Goblins and witches at the door
It's important to remember that even the most socialized animal can be very upset by strangers banging on the door, wearing strange costumes and behaving in a loud manner. Such unfamiliar happenings may trigger a response that is totally different from their normal behavior and provoke fear-based actions that are totally out of character. By keeping this in mind, it is possible by taking a few precautions to avoid incidents that may put both trick-or-treaters and our animals in harms way.

The best solution is to confine your animal friend in a quiet room away from unsettling noise and confusion. If you are planning a holiday party in your home, monitoring the interaction of guests and "pets" is going to be difficult. Consider making overnight boarding arrangements with a qualified boarding kennel or with your veterinarian. A dog or cat escaping through the front door during treat collecting or from other related celebrations can dart into traffic and suffer injury or death. Some escape in terror and are never seen again.

The Dark Side
Don't leave your pet out in the yard on Halloween. There are plenty of stories of cruel pranksters who have teased, injured, stolen, and even killed pets on this night. There are bad people out there who think unprotected animals are fair game.

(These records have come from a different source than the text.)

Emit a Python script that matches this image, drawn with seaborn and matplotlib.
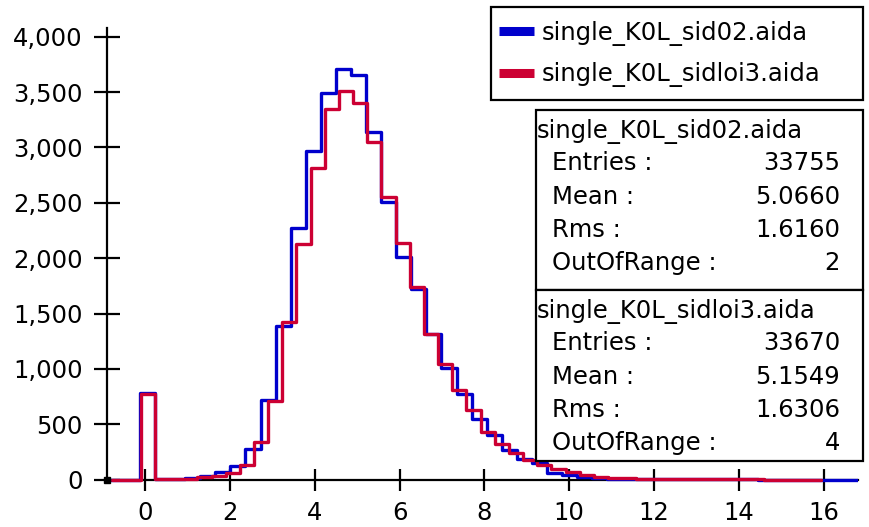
import numpy as np
import pandas as pd
import matplotlib
matplotlib.use("Agg")
import matplotlib.pyplot as plt
import matplotlib.patches as mpatches
from matplotlib.ticker import FuncFormatter
import seaborn as sns

# ---------------- data ----------------
series_names = ["single_K0L_sid02.aida", "single_K0L_sidloi3.aida"]

# binning (low edge, high edge, number of bins) per histogram
blue_range = [-0.834, 16.94, 50]
red_range = [-0.774, 15.926, 50]

blue_counts = [0, 0, 785, 3, 5, 15, 36, 67, 124, 277,
               720, 1388, 2270, 2968, 3495, 3709, 3654, 3137, 2505, 2010,
               1719, 1316, 1006, 776, 548, 404, 268, 185, 148, 60,
               38, 25, 14, 10, 8, 6, 5, 4, 3, 3,
               2, 2, 2, 1, 1, 1, 1, 0, 1, 0]
red_counts = [0, 0, 775, 2, 4, 8, 22, 33, 63, 133,
              343, 711, 1427, 2125, 2812, 3347, 3513, 3399, 3052, 2555,
              2135, 1743, 1318, 1048, 810, 629, 433, 320, 238, 180,
              130, 97, 67, 42, 27, 17, 12, 9, 7, 6,
              5, 4, 3, 3, 2, 2, 1, 1, 1, 1]

stats_labels = ["Entries :", "Mean :", "Rms :", "OutOfRange :"]
blue_stats = ["33755", "5.0660", "1.6160", "2"]
red_stats = ["33670", "5.1549", "1.6306", "4"]

x_ticks = [0, 2, 4, 6, 8, 10, 12, 14, 16]
y_ticks = [0, 500, 1000, 1500, 2000, 2500, 3000, 3500, 4000]

BLUE = "#0000cc"
RED = "#cc0033"

# ---------------- figure ----------------
sns.set_theme(style="white")
plt.rcParams["font.family"] = ["DejaVu Sans"]
plt.rcParams["text.color"] = "black"
plt.rcParams["axes.labelcolor"] = "black"
plt.rcParams["xtick.color"] = "black"
plt.rcParams["ytick.color"] = "black"
FS = 17.5

W, H = 869, 527
fig = plt.figure(figsize=(W / 100, H / 100), dpi=100)

def fx(px):
    return px / W

def fy(py):
    return 1 - py / H

# axes geometry (pixels): x from 106.7 to 858, y data [-150, 4076] -> [496.3, 28.3]
ax = fig.add_axes([fx(106.7), fy(496.3), fx(858) - fx(106.7), fy(28.3) - fy(496.3)])
ax.set_xlim(-0.908, 16.81)
ax.set_ylim(-150, 4076)


def draw(counts, rng, color, name):
    edges = np.linspace(rng[0], rng[1], rng[2] + 1)
    centers = (edges[:-1] + edges[1:]) / 2
    df = pd.DataFrame({"x": centers, "w": counts})
    sns.histplot(data=df, x="x", weights="w", bins=[float(e) for e in edges],
                 element="step", fill=False, color=color, linewidth=2.4,
                 ax=ax, label=name, zorder=3)


draw(blue_counts, blue_range, BLUE, series_names[0])
draw(red_counts, red_range, RED, series_names[1])

ax.set_xlabel("")
ax.set_ylabel("")
for s in ["top", "right"]:
    ax.spines[s].set_visible(False)
for s in ["left", "bottom"]:
    ax.spines[s].set_color("black")
    ax.spines[s].set_linewidth(1.6)
ax.spines["bottom"].set_position(("data", 0))
ax.spines["left"].set_bounds(0, 4076)

ax.set_xticks(x_ticks)
ax.set_yticks(y_ticks)
ax.yaxis.set_major_formatter(FuncFormatter(lambda v, p: f"{int(v):,}"))
ax.tick_params(axis="x", direction="inout", length=16.5, width=1.6,
               labelsize=FS, pad=7, colors="black", bottom=True)
ax.tick_params(axis="y", direction="inout", length=18.5, width=1.6,
               labelsize=FS, pad=8, colors="black", left=True)
ax.grid(False)

# small corner marker
ax.plot([0], [0], marker="s", ms=4, color="black",
        transform=ax.get_yaxis_transform(), clip_on=False, zorder=4)

# ---------------- legend ----------------
frame = mpatches.Rectangle((fx(491), fy(100)), fx(862.7) - fx(491),
                           fy(6.7) - fy(100), transform=fig.transFigure,
                           facecolor="white", edgecolor="black",
                           linewidth=1.6, zorder=5)
fig.add_artist(frame)
handles, labels = ax.get_legend_handles_labels()
leg = fig.legend(handles, labels, loc="upper left",
                 bbox_to_anchor=(fx(499), fy(21)),
                 bbox_transform=fig.transFigure,
                 fontsize=FS, frameon=False,
                 borderpad=0.0, labelspacing=0.67, handlelength=1.45,
                 handletextpad=0.3, borderaxespad=0)
leg.set_zorder(6)
for ln in leg.get_lines():
    ln.set_linewidth(6.5)
    ln.set_drawstyle("default")
    ln.set_solid_capstyle("butt")
for t in leg.get_texts():
    t.set_color("black")

# ---------------- stats boxes ----------------
def stats_box(top, bottom, title, values):
    rect = mpatches.Rectangle((fx(535.5), fy(bottom)), fx(863) - fx(535.5),
                              fy(top) - fy(bottom), transform=fig.transFigure,
                              facecolor="white", edgecolor="black",
                              linewidth=1.6, zorder=5)
    fig.add_artist(rect)
    fig.text(fx(537), fy(top + 21.5), title, fontsize=FS, ha="left",
             va="center", zorder=6, color="black")
    for i, (lab, val) in enumerate(zip(stats_labels, values)):
        yc = top + 53.5 + i * 33.3
        fig.text(fx(552.5), fy(yc), lab, fontsize=FS, ha="left",
                 va="center", zorder=6, color="black")
        fig.text(fx(840), fy(yc), val, fontsize=FS, ha="right",
                 va="center", zorder=6, color="black")


stats_box(110, 290, series_names[0], blue_stats)
stats_box(290, 461, series_names[1], red_stats)

fig.savefig("out.png", dpi=100)
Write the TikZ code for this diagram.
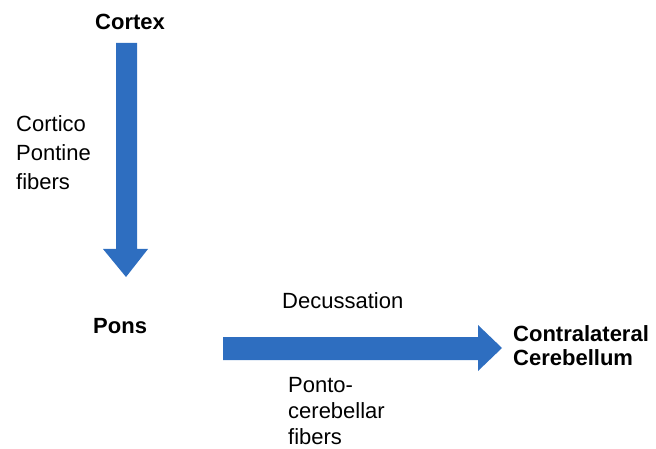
\documentclass[tikz,border=0pt]{standalone}
\usepackage{fontspec}
\setmainfont{Liberation Sans}
\definecolor{arrowblue}{RGB}{46,110,192}
\begin{document}
\begin{tikzpicture}[x=1pt,y=-1pt,
  lbl/.style={inner sep=0pt, anchor=base west, align=left},
  bold/.style={lbl, font=\fontsize{22}{24}\selectfont\bfseries},
  plain/.style={lbl, font=\fontsize{22}{29}\selectfont},
  fatarrow/.style={fill=arrowblue, draw=none}]
\useasboundingbox (0,0) rectangle (656,449);
% arrows
\fill[fatarrow] (116,43) -- (137,43) -- (137,249) -- (148,249) -- (126,277) -- (103,249) -- (116,249) -- cycle;
\fill[fatarrow] (223,337) -- (478,337) -- (478,325) -- (502,348) -- (478,371) -- (478,360) -- (223,360) -- cycle;
% labels (multi-line nodes are anchored at the baseline of their last line)
\node[bold] (cortex) at (95,30) {Cortex};
\node[plain] (cp) at (16,190) {Cortico\\Pontine\\fibers};
\node[bold] (pons) at (93,333) {Pons};
\node[plain] (dec) at (282,308) {Decussation};
\node[plain, font=\fontsize{22}{26}\selectfont] (pc) at (288,444) {Ponto-\\cerebellar\\fibers};
\node[bold] (cc) at (513,365) {Contralateral\\Cerebellum};
\end{tikzpicture}
\end{document}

It's not a sinister fantasy that on All Hallows Eve black animals are especially at risk from individuals who practice ritual animal sacrifice. Be very aware of this and protect your animals from theft for a week before Halloween as well as on Halloween night. It's always a dangerous practice to allow your cat or dog to roam freely and it is especially so during this period. The danger to black (and solid white) pets is not just a scary story, this is more of a problem than you might imagine. Many animal shelters and rescues will not adopt out animals of this coloration until after the holiday for fear of criminal abuse.

If the Worst Happens
Even while following all safety precautions, the worst may still happen. Make sure your dog or cat is wearing proper identification. If for any reason they escape and become lost, you increase the probability that they will be returned to you. Contact your local animal shelter as soon as possible and ask for advice in finding your lost family member. Ohlone Humane Society can also help. Don't wait hoping they will "show up," it could cost them their lives.